The process isn’t quick. Initial improvements typically appear around three months, but full habituation takes roughly 12 months. Most specialists recommend continuing for 12 to 18 months to allow the brain’s rewiring to stabilize. The changes are durable once established, so the goal isn’t lifelong treatment but a sustained period long enough for the brain to permanently downgrade the signal.
Cognitive behavioral therapy takes a different angle, focusing on the emotional and attentional responses to tinnitus rather than the sound itself. For many people, the distress tinnitus causes, the anxiety, the difficulty sleeping, the frustration, is a bigger problem than the volume of the sound. Breaking that cycle of attention and distress can make a meaningful difference even when the ringing itself doesn’t change.

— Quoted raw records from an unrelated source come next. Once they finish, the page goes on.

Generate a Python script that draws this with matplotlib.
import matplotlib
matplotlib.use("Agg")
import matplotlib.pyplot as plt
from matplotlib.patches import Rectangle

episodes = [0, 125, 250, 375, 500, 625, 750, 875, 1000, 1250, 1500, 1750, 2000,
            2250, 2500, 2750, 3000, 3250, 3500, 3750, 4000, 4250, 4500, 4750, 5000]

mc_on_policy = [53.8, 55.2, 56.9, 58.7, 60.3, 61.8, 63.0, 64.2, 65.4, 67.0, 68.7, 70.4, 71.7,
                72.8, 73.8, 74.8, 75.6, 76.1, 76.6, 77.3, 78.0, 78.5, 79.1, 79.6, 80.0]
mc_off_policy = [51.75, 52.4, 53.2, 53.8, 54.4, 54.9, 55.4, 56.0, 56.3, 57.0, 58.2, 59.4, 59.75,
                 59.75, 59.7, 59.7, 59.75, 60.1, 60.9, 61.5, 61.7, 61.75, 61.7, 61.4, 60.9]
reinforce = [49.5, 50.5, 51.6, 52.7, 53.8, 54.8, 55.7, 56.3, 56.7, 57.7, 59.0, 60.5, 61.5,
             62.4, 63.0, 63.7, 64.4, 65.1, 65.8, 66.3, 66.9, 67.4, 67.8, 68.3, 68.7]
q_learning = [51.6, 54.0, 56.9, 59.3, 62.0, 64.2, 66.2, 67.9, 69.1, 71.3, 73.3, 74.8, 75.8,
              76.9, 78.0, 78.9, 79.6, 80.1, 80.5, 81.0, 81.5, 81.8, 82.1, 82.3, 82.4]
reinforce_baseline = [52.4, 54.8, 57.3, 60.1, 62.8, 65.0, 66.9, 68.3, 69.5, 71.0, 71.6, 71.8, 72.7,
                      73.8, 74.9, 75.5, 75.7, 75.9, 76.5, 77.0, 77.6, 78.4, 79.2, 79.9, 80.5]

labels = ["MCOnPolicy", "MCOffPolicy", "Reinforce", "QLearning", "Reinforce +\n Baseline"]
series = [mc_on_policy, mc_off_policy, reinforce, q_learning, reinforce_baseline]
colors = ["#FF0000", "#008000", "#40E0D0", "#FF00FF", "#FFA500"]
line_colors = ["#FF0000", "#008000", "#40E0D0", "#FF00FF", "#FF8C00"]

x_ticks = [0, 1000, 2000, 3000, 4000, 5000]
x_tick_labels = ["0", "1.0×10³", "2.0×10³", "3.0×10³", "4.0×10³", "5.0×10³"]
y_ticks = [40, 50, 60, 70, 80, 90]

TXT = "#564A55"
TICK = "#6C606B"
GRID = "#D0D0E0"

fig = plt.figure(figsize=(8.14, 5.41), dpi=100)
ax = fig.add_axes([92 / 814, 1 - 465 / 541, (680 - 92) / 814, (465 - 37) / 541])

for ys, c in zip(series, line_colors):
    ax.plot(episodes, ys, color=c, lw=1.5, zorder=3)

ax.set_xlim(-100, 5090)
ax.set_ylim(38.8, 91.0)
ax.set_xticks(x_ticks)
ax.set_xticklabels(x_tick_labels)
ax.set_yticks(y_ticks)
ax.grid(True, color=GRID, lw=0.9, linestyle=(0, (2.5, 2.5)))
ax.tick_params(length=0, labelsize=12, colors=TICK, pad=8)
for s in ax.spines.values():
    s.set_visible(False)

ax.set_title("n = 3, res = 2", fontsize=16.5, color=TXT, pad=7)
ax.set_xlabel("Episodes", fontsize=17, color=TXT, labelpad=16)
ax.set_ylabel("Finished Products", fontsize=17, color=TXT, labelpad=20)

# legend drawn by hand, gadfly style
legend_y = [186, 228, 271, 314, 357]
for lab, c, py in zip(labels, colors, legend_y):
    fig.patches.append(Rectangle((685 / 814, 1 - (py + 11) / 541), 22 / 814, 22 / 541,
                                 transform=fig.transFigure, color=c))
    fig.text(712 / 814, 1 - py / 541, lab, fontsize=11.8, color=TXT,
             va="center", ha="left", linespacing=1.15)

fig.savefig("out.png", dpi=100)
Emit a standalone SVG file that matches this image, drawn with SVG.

Somatic Tinnitus and Targeted Treatment
If your tinnitus is linked to jaw or neck problems, treating the underlying musculoskeletal issue can reduce or eliminate the ringing. Physical therapy for the cervical spine, treatment of jaw joint dysfunction, or correction of bite alignment addresses the source of the abnormal signals feeding into your auditory pathways. This is one of the more treatable forms of tinnitus because it has a mechanical cause that can be directly addressed, unlike damage to inner ear hair cells, which is currently irreversible.